11:40 PM CET: First alerts arrive to engineers on duty and are followed by an immediate outage of TMS. Engineers start investigating the issues and assessing the situation.

11:59 PM CET: TMS services recovered and engineers continue to assess the situation and analyze the presumed cause.

00:51 AM CET: Second outage of TMS caused by the not yet fully recovered database.

01:50 AM CET: TMS recovered and preventive measures are applied.

02:25 AM CET: Incident is officially concluded as resolved and all TMS services are confirmed to be operating normally.

Root Cause

The database was overloaded by a large number of complex queries within a very short timeframe leading to the outage of connected services. The overloaded database server impacted the networking stack of the operating system. Shortly after the first outage, this network malfunction led to the second outage.

Actions to Prevent Recurrence

  • Maximum number of database connections will be changed to prevent an overload.
  • Existing rate limiting mechanisms will be reviewed and updated.
  • Monitoring will be extended to reveal problems within the networking stack.

Conclusion

Finally, we want to apologize. We know how critical our services are to your business. Phrase as a whole will do everything to learn from this incident and use it to drive improvements across our services. As with any significant operational issue, Phrase engineers will be working tirelessly over the next coming days and weeks on improving their understanding of the incident and determining how to make changes that improve our services and processes.

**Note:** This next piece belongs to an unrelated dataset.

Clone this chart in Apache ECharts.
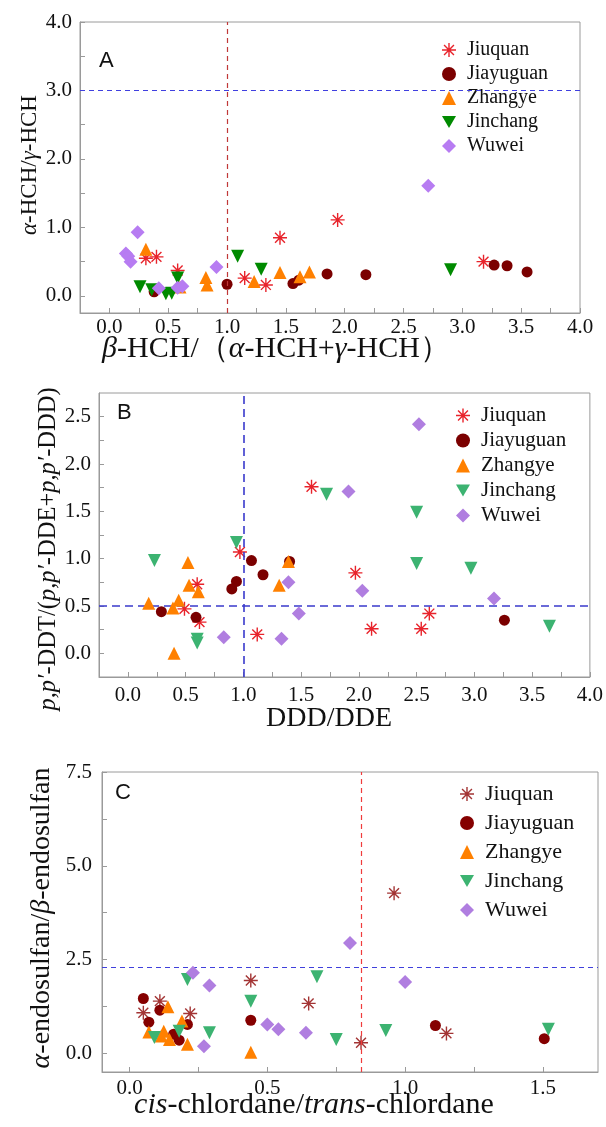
<!DOCTYPE html>
<html><head><meta charset="utf-8">
<script src="https://cdn.jsdelivr.net/npm/echarts@6/dist/echarts.min.js"></script>
<style>html,body{margin:0;padding:0;background:#fff}#c{width:606px;height:1127px}</style>
</head><body><div id="c"></div>
<script>
// ---------- DATA ----------
const siteNames = ['Jiuquan','Jiayuguan','Zhangye','Jinchang','Wuwei'];

// Panel A: x = β-HCH/(α-HCH+γ-HCH), y = α-HCH/γ-HCH
const jiuquanA   = [[0.31,0.55],[0.40,0.57],[0.58,0.37],[1.15,0.26],[1.33,0.16],[1.45,0.85],[1.94,1.11],[3.18,0.50]];
const jiayuguanA = [[0.38,0.06],[1.00,0.17],[1.56,0.18],[1.61,0.23],[1.85,0.32],[2.18,0.31],[3.27,0.45],[3.38,0.44],[3.55,0.35]];
const zhangyeA   = [[0.31,0.68],[0.60,0.13],[0.82,0.27],[0.83,0.16],[1.23,0.21],[1.45,0.34],[1.62,0.28],[1.70,0.35]];
const jinchangA  = [[0.26,0.135],[0.36,0.09],[0.48,0.03],[0.53,0.04],[0.58,0.26],[1.09,0.58],[1.29,0.39],[2.90,0.38]];
const wuweiA     = [[0.24,0.93],[0.14,0.62],[0.16,0.58],[0.18,0.50],[0.42,0.11],[0.58,0.12],[0.62,0.14],[0.91,0.42],[2.71,1.61]];

// Panel B: x = DDD/DDE, y = p,p'-DDT/(p,p'-DDE+p,p'-DDD)
const jiuquanB   = [[0.49,0.47],[0.60,0.73],[0.62,0.33],[0.97,1.07],[1.12,0.20],[1.59,1.76],[1.97,0.85],[2.11,0.26],[2.54,0.26],[2.61,0.42]];
const jiayuguanB = [[0.29,0.44],[0.59,0.38],[0.90,0.68],[0.94,0.76],[1.07,0.98],[1.17,0.83],[1.40,0.97],[3.26,0.35]];
const zhangyeB   = [[0.18,0.53],[0.39,0.48],[0.44,0.56],[0.40,0.00],[0.52,0.96],[0.53,0.72],[0.61,0.65],[1.31,0.72],[1.39,0.97]];
const jinchangB  = [[0.23,0.98],[0.60,0.15],[0.60,0.11],[0.94,1.17],[1.72,1.68],[2.50,1.49],[2.50,0.95],[2.97,0.90],[3.65,0.285]];
const wuweiB     = [[0.83,0.17],[1.33,0.155],[1.39,0.75],[1.48,0.42],[1.91,1.71],[2.03,0.66],[2.52,2.42],[3.17,0.58]];

// Panel C: x = cis-chlordane/trans-chlordane, y = α-endosulfan/β-endosulfan
const jiuquanC   = [[0.05,1.08],[0.11,1.39],[0.22,1.06],[0.44,1.94],[0.65,1.33],[0.84,0.28],[0.96,4.27],[1.15,0.53]];
const jiayuguanC = [[0.05,1.46],[0.07,0.83],[0.11,1.15],[0.16,0.51],[0.18,0.35],[0.21,0.77],[0.44,0.88],[1.11,0.74],[1.505,0.39]];
const zhangyeC   = [[0.07,0.57],[0.115,0.46],[0.124,0.59],[0.139,1.24],[0.145,0.37],[0.19,0.86],[0.21,0.24],[0.44,0.03]];
const jinchangC  = [[0.09,0.42],[0.18,0.59],[0.21,1.97],[0.29,0.55],[0.44,1.39],[0.68,2.04],[0.75,0.37],[0.93,0.61],[1.52,0.64]];
const wuweiC     = [[0.23,2.15],[0.27,0.19],[0.29,1.81],[0.50,0.77],[0.54,0.64],[0.64,0.55],[0.80,2.94],[1.00,1.90]];

// reference (threshold) lines
const refLineA = {x: 1.0, y: 3.0};
const refLineB = {x: 1.0, y: 0.5};
const refLineC = {x: 0.84, y: 2.3};

// axis ticks / labels
const xLabelsAB = [0,0.5,1,1.5,2,2.5,3,3.5,4];
const xTicksAB  = [0,0.25,0.5,0.75,1,1.25,1.5,1.75,2,2.25,2.5,2.75,3,3.25,3.5,3.75,4];
const yLabelsA  = [0,1,2,3,4];
const yTicksA   = [0,0.5,1,1.5,2,2.5,3,3.5,4];
const yLabelsB  = [0,0.5,1,1.5,2,2.5];
const yTicksB   = [0,0.25,0.5,0.75,1,1.25,1.5,1.75,2,2.25,2.5];
const xLabelsC  = [0,0.5,1,1.5];
const xTicksC   = [0,0.25,0.5,0.75,1,1.25,1.5];
const yLabelsC  = [0,2.5,5,7.5];
const yTicksC   = [0,1.25,2.5,3.75,5,6.25,7.5];

// ---------- STYLE ----------
const SERIF = '"Liberation Serif","Times New Roman",serif';
function starPath(){
  let p=''; const L=10,w=1.0;
  for (const a of [0,45,90,135]){
    const r=a*Math.PI/180,c=Math.cos(r),s=Math.sin(r);
    const pts=[[-L,-w],[L,-w],[L,w],[-L,w]].map(([x,y])=>[x*c-y*s,x*s+y*c]);
    p+='M'+pts.map(q=>q[0].toFixed(2)+' '+q[1].toFixed(2)).join(' L')+' Z ';
  }
  p+='M-2 -2 L2 -2 L2 2 L-2 2 Z';
  return 'path://'+p;
}
const STAR = starPath();
const INV_TRI = 'path://M0 0 L10 0 L5 8.66 Z';
const symbols = [STAR,'circle','triangle',INV_TRI,'diamond'];
const sizes = [14,11,13,13,14];
const colorsA = ['#e8232b','#7b0000','#ff8000','#008a00','#b77cf2'];
const colorsB = ['#e8232b','#7b0000','#ff8000','#3cb371','#b07ee0'];
const colorsC = ['#a33434','#850000','#ff8000','#3cb371','#b07ee0'];

const panels = [
  {id:'A', data:[jiuquanA,jiayuguanA,zhangyeA,jinchangA,wuweiA], colors:colorsA, ref:refLineA,
   vColor:'#c03838', hColor:'#4040e0', lw:1.2, dash:[5,4]},
  {id:'B', data:[jiuquanB,jiayuguanB,zhangyeB,jinchangB,wuweiB], colors:colorsB, ref:refLineB,
   vColor:'#3a3acc', hColor:'#3a3acc', lw:1.6, dash:[8,5]},
  {id:'C', data:[jiuquanC,jiayuguanC,zhangyeC,jinchangC,wuweiC], colors:colorsC, ref:refLineC,
   vColor:'#f03c3c', hColor:'#4040dc', lw:1.2, dash:[5,4]}
];

const grids = [
  {left:80, top:22, width:500, height:291},
  {left:99, top:393, width:491, height:284},
  {left:102, top:772, width:496, height:300}
];

const axisCommon = (extra)=>Object.assign({
  type:'value',
  axisLine:{show:true,onZero:false,lineStyle:{color:'#9a9a9a',width:1}},
  splitLine:{show:false},
}, extra);

const fmt = v => v.toFixed(1);
const labelStyle = {color:'#111', fontFamily:SERIF, fontSize:21, formatter:fmt};

const xAxes = [
  axisCommon({gridIndex:0,min:-0.25,max:4,
    axisTick:{inside:true,length:5,lineStyle:{color:'#9a9a9a'},customValues:xTicksAB},
    axisLabel:Object.assign({customValues:xLabelsAB,margin:4},labelStyle)}),
  axisCommon({gridIndex:1,min:-0.25,max:4,
    axisTick:{inside:true,length:5,lineStyle:{color:'#9a9a9a'},customValues:xTicksAB},
    axisLabel:Object.assign({customValues:xLabelsAB,margin:8},labelStyle)}),
  axisCommon({gridIndex:2,min:-0.1,max:1.7,
    axisTick:{inside:true,length:5,lineStyle:{color:'#9a9a9a'},customValues:xTicksC},
    axisLabel:Object.assign({customValues:xLabelsC,margin:6},labelStyle)})
];
const yAxes = [
  axisCommon({gridIndex:0,min:-0.25,max:4,
    axisTick:{inside:true,length:5,lineStyle:{color:'#9a9a9a'},customValues:yTicksA},
    axisLabel:Object.assign({customValues:yLabelsA,margin:8},labelStyle)}),
  axisCommon({gridIndex:1,min:-0.25,max:2.75,
    axisTick:{inside:true,length:5,lineStyle:{color:'#9a9a9a'},customValues:yTicksB},
    axisLabel:Object.assign({customValues:yLabelsB,margin:8},labelStyle)}),
  axisCommon({gridIndex:2,min:-0.5,max:7.5,
    axisTick:{inside:true,length:5,lineStyle:{color:'#9a9a9a'},customValues:yTicksC},
    axisLabel:Object.assign({customValues:yLabelsC,margin:10},labelStyle)})
];

const series = [];
panels.forEach((p,pi)=>{
  p.data.forEach((d,si)=>{
    series.push({
      type:'scatter', name:p.id+':'+siteNames[si], xAxisIndex:pi, yAxisIndex:pi,
      data:d, symbol:symbols[si], symbolSize:sizes[si],
      itemStyle:{color:p.colors[si], opacity:1}, z:3+si
    });
  });
  [['x',p.vColor],['y',p.hColor]].forEach(([k,col])=>{
    series.push({
      type:'line', name:p.id+':ref'+k, xAxisIndex:pi, yAxisIndex:pi, data:[], silent:true, z:2,
      markLine:{silent:true, symbol:['none','none'], label:{show:false}, animation:false,
        lineStyle:{color:col, type:p.dash, width:p.lw, opacity:1},
        emphasis:{disabled:true},
        data:[ k==='x' ? {xAxis:p.ref.x} : {yAxis:p.ref.y} ]}
    });
  });
});

const legendBase = (pi, left, top, gap, fs)=>({
  orient:'vertical', left, top, itemGap:gap, itemWidth:14, itemHeight:14,
  data:siteNames.map(n=>panels[pi].id+':'+n),
  formatter:n=>n.split(':')[1],
  textStyle:{fontFamily:SERIF,fontSize:fs,color:'#111',lineHeight:fs,padding:[0,0,0,6]},
  selectedMode:false
});

function titleText(x,y,text,fs,rot){
  return {type:'text', x, y, rotation:rot?Math.PI/2:0, silent:true,
    style:{text, fontFamily:SERIF, fontSize:fs, fill:'#111', align:'center', verticalAlign:'middle',
      rich:{i:{fontStyle:'italic',fontFamily:SERIF,fontSize:fs,fill:'#111'}, n:{fontFamily:SERIF,fontSize:fs,fill:'#111'}}}};
}

const option = {
  animation:false,
  backgroundColor:'#fff',
  grid: grids.map(g=>Object.assign({show:true,borderColor:'#9a9a9a',borderWidth:1,containLabel:false},g)),
  xAxis:xAxes, yAxis:yAxes, series,
  legend:[
    legendBase(0, 437, 35, 4, 20),
    legendBase(1, 451, 400, 4, 21),
    legendBase(2, 455, 778, 7, 22)
  ],
  title:[
    {text:'A', left:94, top:45, textStyle:{fontFamily:'"Liberation Sans",Arial,sans-serif',fontSize:22,fontWeight:'normal',color:'#111'}},
    {text:'B', left:112, top:397, textStyle:{fontFamily:'"Liberation Sans",Arial,sans-serif',fontSize:22,fontWeight:'normal',color:'#111'}},
    {text:'C', left:110, top:777, textStyle:{fontFamily:'"Liberation Sans",Arial,sans-serif',fontSize:22,fontWeight:'normal',color:'#111'}}
  ],
  graphic:[
    titleText(30,165,'{i|α}{n|-HCH/}{i|γ}{n|-HCH}',23,true),
    titleText(276,349,'{i|β}{n|-HCH/（}{i|α}{n|-HCH+}{i|γ}{n|-HCH）}',30,false),
    titleText(49,549,"{i|p,p′}{n|-DDT/(}{i|p,p′}{n|-DDE+}{i|p,p′}{n|-DDD)}",24.5,true),
    titleText(329,719,'{n|DDD/DDE}',28,false),
    titleText(42,918,'{i|α}{n|-endosulfan/}{i|β}{n|-endosulfan}',28,true),
    titleText(314,1105,'{i|cis}{n|-chlordane/}{i|trans}{n|-chlordane}',30,false)
  ]
};
const chart = echarts.init(document.getElementById('c'),null,{renderer:'canvas'});
chart.setOption(option);
</script></body></html>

Posted Mar 24, 2023 - 10:29 CET

Resolved
This incident has been resolved.
Posted Mar 23, 2023 - 02:23 CET
Update
We are continuing to investigate this issue.
Posted Mar 23, 2023 - 01:47 CET
Investigating
We are currently investigating this issue related to the unavailability of all Phrase TMS (EU) components.
Posted Mar 23, 2023 - 01:15 CET
This incident affected: Phrase TMS (EU) (API, CAT web editor, File processing, Machine translation, Project management, Term base, Translation memory).